* **Request**
Reproduce all the material exactly, minus any pictures it holds.
----------
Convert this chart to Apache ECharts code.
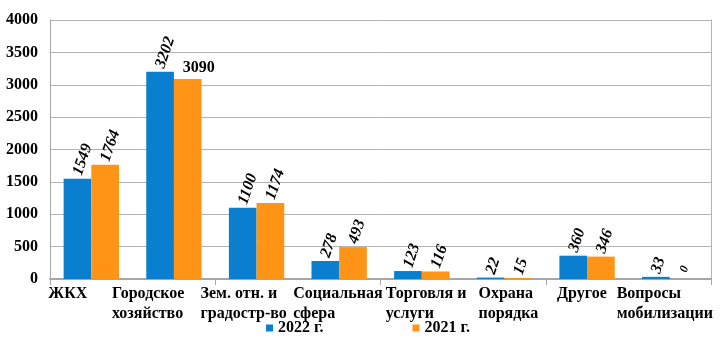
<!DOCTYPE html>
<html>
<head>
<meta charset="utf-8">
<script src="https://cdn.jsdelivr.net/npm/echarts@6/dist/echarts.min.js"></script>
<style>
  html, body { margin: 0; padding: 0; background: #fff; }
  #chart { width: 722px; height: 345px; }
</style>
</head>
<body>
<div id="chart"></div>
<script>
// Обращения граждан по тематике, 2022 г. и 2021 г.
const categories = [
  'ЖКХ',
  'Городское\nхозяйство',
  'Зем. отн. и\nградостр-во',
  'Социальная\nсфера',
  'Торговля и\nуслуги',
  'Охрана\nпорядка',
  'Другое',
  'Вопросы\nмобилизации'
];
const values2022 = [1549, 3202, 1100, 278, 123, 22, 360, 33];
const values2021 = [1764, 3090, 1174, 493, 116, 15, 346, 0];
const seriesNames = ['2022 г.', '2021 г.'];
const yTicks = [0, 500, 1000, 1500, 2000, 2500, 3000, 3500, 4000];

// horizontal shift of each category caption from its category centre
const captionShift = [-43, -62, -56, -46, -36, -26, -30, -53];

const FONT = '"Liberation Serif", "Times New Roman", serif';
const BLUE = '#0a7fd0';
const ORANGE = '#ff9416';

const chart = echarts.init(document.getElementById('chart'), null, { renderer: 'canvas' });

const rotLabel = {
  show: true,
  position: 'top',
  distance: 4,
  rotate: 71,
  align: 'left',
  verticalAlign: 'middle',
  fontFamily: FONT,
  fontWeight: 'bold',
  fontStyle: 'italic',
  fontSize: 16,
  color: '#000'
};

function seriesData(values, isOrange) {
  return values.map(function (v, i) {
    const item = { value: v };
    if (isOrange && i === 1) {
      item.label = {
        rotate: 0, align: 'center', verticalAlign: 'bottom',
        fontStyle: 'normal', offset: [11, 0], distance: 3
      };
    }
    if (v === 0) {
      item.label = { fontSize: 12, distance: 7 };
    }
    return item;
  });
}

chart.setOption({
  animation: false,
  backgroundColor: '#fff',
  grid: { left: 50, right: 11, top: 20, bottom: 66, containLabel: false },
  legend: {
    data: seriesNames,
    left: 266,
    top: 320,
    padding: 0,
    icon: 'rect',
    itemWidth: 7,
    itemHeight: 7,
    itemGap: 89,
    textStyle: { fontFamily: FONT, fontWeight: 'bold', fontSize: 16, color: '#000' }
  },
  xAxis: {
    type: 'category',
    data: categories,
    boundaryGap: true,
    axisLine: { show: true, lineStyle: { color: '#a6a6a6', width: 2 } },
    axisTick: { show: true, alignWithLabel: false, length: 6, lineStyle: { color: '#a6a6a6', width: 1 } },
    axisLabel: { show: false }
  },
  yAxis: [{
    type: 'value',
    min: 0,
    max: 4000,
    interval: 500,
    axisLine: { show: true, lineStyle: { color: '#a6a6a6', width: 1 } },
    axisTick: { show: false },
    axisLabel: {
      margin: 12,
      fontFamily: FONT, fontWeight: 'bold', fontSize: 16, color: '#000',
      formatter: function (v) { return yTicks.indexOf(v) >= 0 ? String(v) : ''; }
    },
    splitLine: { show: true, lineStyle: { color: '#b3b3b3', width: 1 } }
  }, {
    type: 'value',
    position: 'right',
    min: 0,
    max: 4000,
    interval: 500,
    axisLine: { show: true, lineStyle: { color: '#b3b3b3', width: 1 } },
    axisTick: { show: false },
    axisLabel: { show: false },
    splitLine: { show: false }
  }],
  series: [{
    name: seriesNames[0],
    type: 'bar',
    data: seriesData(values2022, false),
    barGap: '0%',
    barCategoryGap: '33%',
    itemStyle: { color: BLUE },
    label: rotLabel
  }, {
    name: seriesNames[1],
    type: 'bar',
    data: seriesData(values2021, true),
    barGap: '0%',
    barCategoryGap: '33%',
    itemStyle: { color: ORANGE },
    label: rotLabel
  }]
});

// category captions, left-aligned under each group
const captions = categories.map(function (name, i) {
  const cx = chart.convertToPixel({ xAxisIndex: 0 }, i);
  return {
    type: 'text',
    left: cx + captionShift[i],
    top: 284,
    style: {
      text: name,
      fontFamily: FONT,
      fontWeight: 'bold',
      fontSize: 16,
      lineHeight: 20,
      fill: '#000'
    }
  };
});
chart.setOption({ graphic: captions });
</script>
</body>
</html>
----------
* **Exercise solution**
Convert this chart to Apache ECharts code.
<!DOCTYPE html>
<html>
<head>
<meta charset="utf-8">
<script src="https://cdn.jsdelivr.net/npm/echarts@6/dist/echarts.min.js"></script>
<style>
  html, body { margin: 0; padding: 0; background: #fff; }
  #chart { width: 722px; height: 345px; }
</style>
</head>
<body>
<div id="chart"></div>
<script>
// Обращения граждан по тематике, 2022 г. и 2021 г.
const categories = [
  'ЖКХ',
  'Городское\nхозяйство',
  'Зем. отн. и\nградостр-во',
  'Социальная\nсфера',
  'Торговля и\nуслуги',
  'Охрана\nпорядка',
  'Другое',
  'Вопросы\nмобилизации'
];
const values2022 = [1549, 3202, 1100, 278, 123, 22, 360, 33];
const values2021 = [1764, 3090, 1174, 493, 116, 15, 346, 0];
const seriesNames = ['2022 г.', '2021 г.'];
const yTicks = [0, 500, 1000, 1500, 2000, 2500, 3000, 3500, 4000];

// horizontal shift of each category caption from its category centre
const captionShift = [-43, -62, -56, -46, -36, -26, -30, -53];

const FONT = '"Liberation Serif", "Times New Roman", serif';
const BLUE = '#0a7fd0';
const ORANGE = '#ff9416';

const chart = echarts.init(document.getElementById('chart'), null, { renderer: 'canvas' });

const rotLabel = {
  show: true,
  position: 'top',
  distance: 4,
  rotate: 71,
  align: 'left',
  verticalAlign: 'middle',
  fontFamily: FONT,
  fontWeight: 'bold',
  fontStyle: 'italic',
  fontSize: 16,
  color: '#000'
};

function seriesData(values, isOrange) {
  return values.map(function (v, i) {
    const item = { value: v };
    if (isOrange && i === 1) {
      item.label = {
        rotate: 0, align: 'center', verticalAlign: 'bottom',
        fontStyle: 'normal', offset: [11, 0], distance: 3
      };
    }
    if (v === 0) {
      item.label = { fontSize: 12, distance: 7 };
    }
    return item;
  });
}

chart.setOption({
  animation: false,
  backgroundColor: '#fff',
  grid: { left: 50, right: 11, top: 20, bottom: 66, containLabel: false },
  legend: {
    data: seriesNames,
    left: 266,
    top: 320,
    padding: 0,
    icon: 'rect',
    itemWidth: 7,
    itemHeight: 7,
    itemGap: 89,
    textStyle: { fontFamily: FONT, fontWeight: 'bold', fontSize: 16, color: '#000' }
  },
  xAxis: {
    type: 'category',
    data: categories,
    boundaryGap: true,
    axisLine: { show: true, lineStyle: { color: '#a6a6a6', width: 2 } },
    axisTick: { show: true, alignWithLabel: false, length: 6, lineStyle: { color: '#a6a6a6', width: 1 } },
    axisLabel: { show: false }
  },
  yAxis: [{
    type: 'value',
    min: 0,
    max: 4000,
    interval: 500,
    axisLine: { show: true, lineStyle: { color: '#a6a6a6', width: 1 } },
    axisTick: { show: false },
    axisLabel: {
      margin: 12,
      fontFamily: FONT, fontWeight: 'bold', fontSize: 16, color: '#000',
      formatter: function (v) { return yTicks.indexOf(v) >= 0 ? String(v) : ''; }
    },
    splitLine: { show: true, lineStyle: { color: '#b3b3b3', width: 1 } }
  }, {
    type: 'value',
    position: 'right',
    min: 0,
    max: 4000,
    interval: 500,
    axisLine: { show: true, lineStyle: { color: '#b3b3b3', width: 1 } },
    axisTick: { show: false },
    axisLabel: { show: false },
    splitLine: { show: false }
  }],
  series: [{
    name: seriesNames[0],
    type: 'bar',
    data: seriesData(values2022, false),
    barGap: '0%',
    barCategoryGap: '33%',
    itemStyle: { color: BLUE },
    label: rotLabel
  }, {
    name: seriesNames[1],
    type: 'bar',
    data: seriesData(values2021, true),
    barGap: '0%',
    barCategoryGap: '33%',
    itemStyle: { color: ORANGE },
    label: rotLabel
  }]
});

// category captions, left-aligned under each group
const captions = categories.map(function (name, i) {
  const cx = chart.convertToPixel({ xAxisIndex: 0 }, i);
  return {
    type: 'text',
    left: cx + captionShift[i],
    top: 284,
    style: {
      text: name,
      fontFamily: FONT,
      fontWeight: 'bold',
      fontSize: 16,
      lineHeight: 20,
      fill: '#000'
    }
  };
});
chart.setOption({ graphic: captions });
</script>
</body>
</html>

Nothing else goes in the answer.